I left the room and began the search for my niece. Within a minute, I knew she was hiding under my bed. I could hear her giggle when I walked into the room. True to my word, I decided to make her sweat a little. I left the room and went into the kitchen to grab us both some water to hydrate once I found her. As I turned the corner, someone knocked on my door. I abandoned my original path to answer.

“Who is it?”

“William.”

I frowned. My cousin and I hadn’t spoken in years. Ever since I cursed out half the family at my parents’ will reading, most of them didn’t bother with me much. His mother was one of them. She forbade her children from speaking to me again. It was hard at first. Sometimes, we’d see each other, and it would hurt not to say anything. Over the years, it got to the point where we barely acknowledged each other’s existence.

My hand lingered on the knob before I twisted it open. William stood on the other side with a pained look on his face.

“You good?” I asked.

He shook his head. “Dad died.”

My eyes widened. His father was my mother’s youngest brother. William and his father were very close, so I knew this was eating him up.

“I’m sorry to hear that, William. Come in.” I stepped aside and allowed him in. “Give me a second.”

I headed to my bedroom and located Precious.

“Gotcha!” I said, dropping to the floor. She squealed as she scrambled from under the bed.

“I almost got you!” she declared.

“Yeah, you did. Hey, Precious, I have a visitor. Can you sit in here and watch TV for me for a little bit?”

“Okay.”

She climbed onto the bed and relaxed into my pillows. Grabbing the remote, I turned on her favorite movie and left the room. William stood in front of the fireplace, staring at the old family photo perched on the mantle. His head turned slightly as he looked back at me.

“It doesn’t seem like it’s been seventeen years,” he said.

“Yeah... It doesn’t.” I took a seat on the couch.
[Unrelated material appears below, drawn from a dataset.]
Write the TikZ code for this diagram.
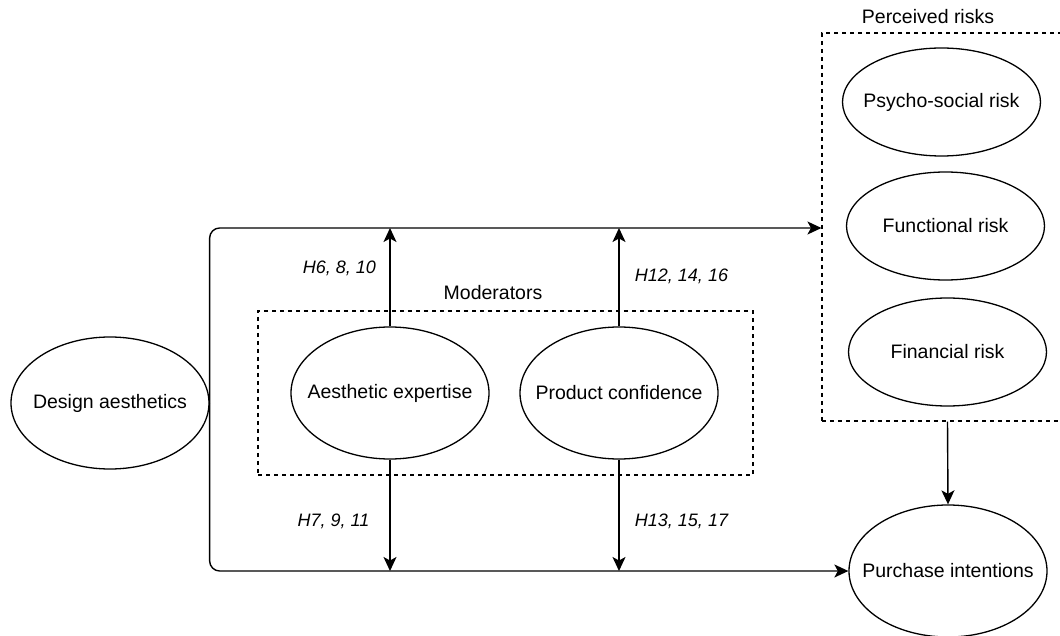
\documentclass[tikz,border=0pt]{standalone}
\usepackage{fontspec}
\setmainfont{Liberation Sans}
\usetikzlibrary{shapes.geometric,arrows.meta}
\newcommand{\ctext}[1]{\makebox[0pt]{#1}}
\begin{document}
\begin{tikzpicture}[x=1pt,y=-1pt,
  every node/.style={font=\fontsize{19.5}{23}\selectfont},
  oval/.style={draw, ellipse, line width=1.3pt, inner sep=0pt},
  big/.style={oval, minimum width=198pt, minimum height=132pt},
  small/.style={oval, minimum width=198pt, minimum height=108pt},
  dbox/.style={draw, dashed, line width=1.1pt, dash pattern=on 4pt off 4pt, inner sep=0pt},
  arr/.style={line width=1.4pt, -{Stealth[length=14pt, width=13pt, inset=3.5pt]}},
  hlab/.style={font=\fontsize{18}{22}\selectfont\itshape},
  grp/.style={}
]
\useasboundingbox (0,0) rectangle (1060,636);
% boxes
\node[dbox, minimum width=495pt, minimum height=164pt] (mbox) at (505.5,393) {};
\node[dbox, minimum width=242pt, minimum height=388pt] (pbox) at (943,227) {};
\node[grp] (mlab) at (493,293) {Moderators};
\node[grp] (plab) at (928,17) {Perceived risks};
% ellipses
\node[big] (da) at (110,403) {\ctext{Design aesthetics}};
\node[big] (ae) at (390,393) {\ctext{Aesthetic expertise}};
\node[big] (pc) at (619,393) {\ctext{Product confidence}};
\node[small] (ps) at (941.5,102) {\ctext{Psycho-social risk}};
\node[small] (fr) at (945.5,226) {\ctext{Functional risk}};
\node[small] (fi) at (947.5,352) {\ctext{Financial risk}};
\node[big] (pi) at (948,571) {\ctext{Purchase intentions}};
% coordinates
\coordinate (topend) at (pbox.west |- 0,228);
% main lines
\draw[arr, rounded corners=10pt] (da.east) |- (topend);
\draw[arr, rounded corners=10pt] (da.east) |- (pi.west);
% moderator arrows
\draw[arr] (ae.north) -- (ae.north |- topend);
\draw[arr] (pc.north) -- (pc.north |- topend);
\draw[arr] (ae.south) -- (ae.south |- pi.west);
\draw[arr] (pc.south) -- (pc.south |- pi.west);
% risks to intentions
\draw[arr] (fi.south |- pbox.south) -- (pi.north);
% labels
\node[hlab] (h6) at (339.5,268) {H6, 8, 10};
\node[hlab] (h12) at (681.5,276) {H12, 14, 16};
\node[hlab] (h7) at (333.5,521) {H7, 9, 11};
\node[hlab] (h13) at (681.5,521) {H13, 15, 17};
\end{tikzpicture}
\end{document}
“This place doesn’t look the same as it did when I was a kid.”

“I renovated a few years ago. I could never move out, so I made it my own.”

“It looks good.”

“Thanks. So... Was Uncle James sick?”

He slowly turned around with his hands in his pocket. “Lung cancer. I guess all those cigars caught up with him. It’s been a quiet three days.”

“He died three days ago?”

“Yeah. Nobody was sure if you would have wanted to know, given the parameters of your relationship with the family.”

“I guess. Have arrangements been made?”

“The funeral is Saturday at one. Everybody is meeting up at the house around eleven.”

“Okay. Well, I’ll talk to Bella and make her aware.”

He nodded. “You know we miss y’all, Callum. You have to know none of us wanted to cut you off. It’s just... We were kids, man.”

“I don’t blame you. I blame the adults involved. William, a lot went down behind the scenes that you don’t know. I could understand those who couldn’t take us in because they couldn’t. I can’t hold that against them. What upset me were the people who flat-out said no if they couldn’t cash out on it. People were fighting over money they thought my parents had... money left to me and my sister... money that I refused to sign over. That’s what the falling out was about. Bella and I would have been left with nothing if I did that. My parents wouldn’t have wanted that any more than they wanted us to split up. Based on those two facts alone, I don’t regret anything I did or said.”